An ideal gas is taken from the state A (pressure P, volume V) to the state B (pressure `p//2`, volume 2V) along a straight line path in the P-V diagram. Select the correct statement (s) from the following :

Work done by the gas in the process `A` to `B` exceeds the work that would be done by it if the system were taken from `A` to `B` along the isotherm. This is because the work done is the area under the `P-V` inicator diagram will be more than that in the second diagram. When we extrapolate the graph shown in fig let `P_(0)` be theh intercept on the `P`-axis and `V_(0)` be the intercept on the `V`-axis. The equation of the line `AB` can be written as

`P=-(P_(0))/(V_(0))V+P_(0)` , `[:. y=mx+c]` (i)
To find a relationship between `P` and `T` , we use
`PV=RT implies V=(RT)/(P)` (ii)
From Eqs. (i) and (ii),
`p=-(P_(0))/(V_(0))xx(RT)/(P)+P_(0)`
`implies P^(2)V_(0)-PP_(0)V_(0)=-P_(0)RT` (iii)
Relation between `P` and `T` is the equation of a parabola.
Also `PV=RT`
`:. P=(RT)/(V)` (iii)
From Eqs. (i) and (ii),
`(RT)/(V)=-(P_(0))/(V_(0))V+P_(0)`
`implies Rt=-(p_(0))/(v_(0))v^2+p_(0)V` (iv)
The above equation is of a parabola (between `T` and `V`)

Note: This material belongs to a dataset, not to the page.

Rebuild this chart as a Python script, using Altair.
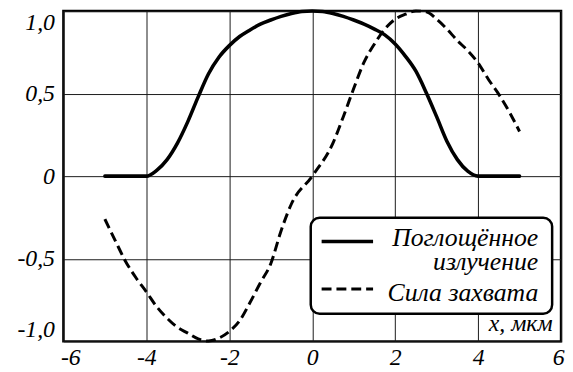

`T=-(P_(0))/(V_(0)R)V^(2)+(P_(0))/(R)V`
Differentiating the above equation w.r.t. `V` we get
`(dT)/(dV)=-(P_(0))/(V_(0)R)xx2V+(P_(0))/(R)`
when `(dT)/(dV)=0` ,
then `(P_(0))/(V_(0)R)xx2V=(P_(0))/(R)` `implies V=(V_(0))/(2)`
Also `(d^(2)T)/(d^(2)V)=(-2P_(0))/(V_(0)R)=-ve`
`implies V=V_(0)//2` is the value of maximum of temperature
Also `P_(A)V_(A)=P_(B)V_(B) implies T_(A)=T_(B)` (From Boyle's law)
`implies` In going from `A` and `B` , the temperature of the gas first inceases to a maximum (at `V=V_(0)//(2)` and the decreases and reaches back to the same value.